/> Kasus Luwu Menggema, Dr. Iswadi Tekankan Urgensi Keppres Hak Imunitas Guru

Kasus Luwu Menggema, Dr. Iswadi Tekankan Urgensi Keppres Hak Imunitas Guru

 

Dr.Iswadi


Jakarta, newsataloen.com - Kasus dua guru di Luwu yang akhirnya direhabilitasi oleh Presiden Prabowo Subianto kembali menggema di ruang publik dan memicu diskusi luas tentang perlindungan hukum bagi pendidik. Keputusan rehabilitasi tersebut membawa kelegaan, namun sekaligus membuka kembali luka lama tentang betapa rentannya posisi guru ketika menjalankan tugas pembinaan dan pendisiplinan siswa

Di tengah derasnya perhatian publik itu, Dr. Iswadi, Minggu (16/11) di Jakarta,tokoh pendidikan yang konsisten memperjuangkan perlindungan guru kembali menekankan urgensi penerbitan Keputusan Presiden (Keppres) tentang Hak Imunitas Guru.

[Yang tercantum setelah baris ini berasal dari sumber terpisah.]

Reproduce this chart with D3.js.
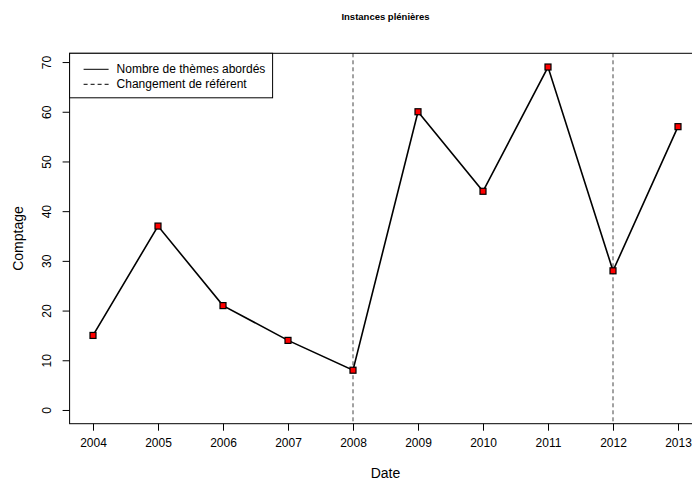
<!DOCTYPE html>
<html>
<head>
<meta charset="utf-8">
<script src="https://cdn.jsdelivr.net/npm/d3@7"></script>
<style>
  body { margin: 0; background: #fff; }
  text { font-family: "Liberation Sans", Arial, sans-serif; }
</style>
</head>
<body>
<div class="chart"></div>
<script>
const years = [2004, 2005, 2006, 2007, 2008, 2009, 2010, 2011, 2012, 2013];
const counts = [15, 37, 21, 14, 8, 60, 44, 69, 28, 57];
const changeYears = [2008, 2012];
const yTicks = [0, 10, 20, 30, 40, 50, 60, 70];
const legendLabels = ["Nombre de thèmes abordés", "Changement de référent"];

const width = 692, height = 480;

const svg = d3.select(".chart").append("svg")
  .attr("width", width)
  .attr("height", height);

// R style: 4% padding on each side of the data range
const xpad = (2013 - 2004) * 0.04;
const ypad = 69 * 0.04;

const x = d3.scaleLinear()
  .domain([2004 - xpad, 2013 + xpad])
  .range([69.6, 701.4]);

const y = d3.scaleLinear()
  .domain([0 - ypad, 69 + ypad])
  .range([423.7, 53.3]);

const [x0, x1] = x.range();
const [yb, yt] = y.range();

// vertical dashed lines
svg.selectAll("line.change")
  .data(changeYears)
  .enter()
  .append("line")
  .attr("class", "change")
  .attr("x1", d => x(d)).attr("x2", d => x(d))
  .attr("y1", yt).attr("y2", yb)
  .attr("stroke", "#444")
  .attr("stroke-width", 1)
  .attr("stroke-dasharray", "4,3");

// line
const line = d3.line()
  .x((d, i) => x(years[i]))
  .y(d => y(d));

svg.append("path")
  .datum(counts)
  .attr("d", line)
  .attr("fill", "none")
  .attr("stroke", "#000")
  .attr("stroke-width", 1.6);

// markers
svg.selectAll("rect.pt")
  .data(counts)
  .enter()
  .append("rect")
  .attr("class", "pt")
  .attr("x", (d, i) => x(years[i]) - 3)
  .attr("y", d => y(d) - 3)
  .attr("width", 6)
  .attr("height", 6)
  .attr("fill", "#ff0000")
  .attr("stroke", "#000")
  .attr("stroke-width", 1.2);

// box
svg.append("rect")
  .attr("x", x0).attr("y", yt)
  .attr("width", x1 - x0).attr("height", yb - yt)
  .attr("fill", "none")
  .attr("stroke", "#000")
  .attr("stroke-width", 1);

// x axis
const xAxis = svg.append("g")
  .attr("transform", `translate(0,${yb})`)
  .call(d3.axisBottom(x).tickValues(years).tickFormat(d3.format("d")).tickSize(7).tickPadding(8));
xAxis.select(".domain").remove();
xAxis.selectAll("line").attr("stroke", "#000");
xAxis.selectAll("text").attr("font-size", 12).attr("fill", "#000")
  .style("font-family", "Liberation Sans, Arial, sans-serif");

// y axis
const yAxis = svg.append("g")
  .attr("transform", `translate(${x0},0)`)
  .call(d3.axisLeft(y).tickValues(yTicks).tickSize(7).tickPadding(0));
yAxis.select(".domain").remove();
yAxis.selectAll("line").attr("stroke", "#000");
yAxis.selectAll("text")
  .attr("font-size", 12).attr("fill", "#000")
  .style("font-family", "Liberation Sans, Arial, sans-serif")
  .attr("text-anchor", "middle")
  .attr("dy", null)
  .attr("x", 0).attr("y", 0)
  .attr("transform", "translate(-19,0) rotate(-90)");

// titles
svg.append("text")
  .attr("x", (x0 + x1) / 2).attr("y", 20)
  .attr("text-anchor", "middle")
  .attr("font-size", 9.5).attr("font-weight", "bold")
  .text("Instances plénières");

svg.append("text")
  .attr("x", (x0 + x1) / 2).attr("y", 478)
  .attr("text-anchor", "middle")
  .attr("font-size", 14)
  .text("Date");

svg.append("text")
  .attr("transform", `translate(23,${(yt + yb) / 2}) rotate(-90)`)
  .attr("text-anchor", "middle")
  .attr("font-size", 14)
  .text("Comptage");

// legend
const lg = svg.append("g");
lg.append("rect")
  .attr("x", x0).attr("y", yt)
  .attr("width", 203).attr("height", 44.5)
  .attr("fill", "#fff")
  .attr("stroke", "#000");
lg.selectAll("line")
  .data(legendLabels)
  .enter()
  .append("line")
  .attr("x1", x0 + 14).attr("x2", x0 + 39)
  .attr("y1", (d, i) => yt + 16 + i * 15)
  .attr("y2", (d, i) => yt + 16 + i * 15)
  .attr("stroke", "#000")
  .attr("stroke-dasharray", (d, i) => i === 1 ? "4,3" : null);
lg.selectAll("text")
  .data(legendLabels)
  .enter()
  .append("text")
  .attr("x", x0 + 47)
  .attr("y", (d, i) => yt + 20 + i * 15)
  .attr("font-size", 12)
  .text(d => d);
</script>
</body>
</html>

Menurut Dr. Iswadi, kasus Luwu bukanlah insiden yang berdiri sendiri. Ia mencerminkan masalah struktural yang telah berulang bertahun-tahun: guru yang menjalankan tindakan disiplin sering kali dipersepsikan sebagai pelaku kekerasan, bukan pendidik yang menjalankan tugas profesionalnya.

Padahal, pembinaan karakter termasuk ketegasan merupakan bagian esensial dalam dunia pendidikan. Namun, tanpa adanya payung hukum yang jelas, guru dapat sewaktu waktu terseret dalam proses hukum, meski konteks tindakannya bersifat pedagogis.

Rehabilitasi yang dilakukan Presiden Prabowo, bagi Dr. Iswadi, merupakan sinyal penting bahwa negara mengakui perlunya perlindungan lebih kuat bagi guru. Namun, ia menegaskan bahwa langkah itu tidak boleh berhenti pada penyelesaian kasus per kasus. Diperlukan kebijakan nasional yang memberikan kepastian hukum, dan Keppres Hak Imunitas Guru dipandang sebagai instrumen paling mendesak untuk menjawab kebutuhan tersebut.

Dalam berbagai kesempatan, Dr. Iswadi menjelaskan bahwa imunitas yang ia dorong bukanlah bentuk kebal hukum mutlak. Ia menolak anggapan bahwa usulannya dapat memberi ruang penyalahgunaan kekuasaan oleh guru. Sebaliknya, imunitas yang dimaksud adalah perlindungan terhadap tindakan profesional yang dilakukan sesuai kode etik, kurikulum, dan standar operasional pendidikan.

Jika guru melakukan tindakan di luar batas profesional, tentu tetap harus dipertanggungjawabkan. Karena itu, ia menegaskan prinsip yang selalu ia ulang: Imunitas bukan impunitas.

Bagi Dr. Iswadi, urgensi Keppres ini bukan hanya soal melindungi guru, tetapi juga melindungi masa depan pendidikan Indonesia. Tanpa rasa aman, guru akan cenderung menghindari tindakan pembinaan yang dianggap berisiko. Akibatnya, disiplin siswa melemah, proses belajar terganggu, dan fungsi sekolah sebagai lembaga pembentuk karakter tidak berjalan optimal. Ia menyebut situasi ini sebagai krisis wibawa guru yang jika tidak segera diatasi dapat berdampak panjang terhadap kualitas generasi mendatang.

Resonansi dari kasus Luwu membuat berbagai organisasi profesi guru dan pemerhati pendidikan kembali menyuarakan dukungan bagi perlindungan hukum. Mereka menilai bahwa pemerintah perlu bergerak cepat untuk mencegah kasus serupa terulang. Beberapa akademisi bahkan menegaskan bahwa regulasi seperti Keppres akan membantu menyamakan pemahaman antara masyarakat, aparat hukum, dan lembaga pendidikan tentang ruang lingkup kewenangan guru.

Dengan menguatnya perhatian publik, Dr. Iswadi berharap pemerintah segera membuka ruang diskusi formal dan menyusun langkah konkret menuju penerbitan Keppres Hak Imunitas Guru.

Ia menegaskan bahwa perlindungan terhadap guru bukan sekadar kebutuhan profesi, tetapi fondasi untuk mewujudkan pendidikan yang sehat, berwibawa, dan berorientasi pada pembentukan karakter bangsa. Kasus Luwu menjadi pengingat bahwa kebijakan perlindungan guru kini bukan lagi opsi, melainkan keharusan.(red/rj).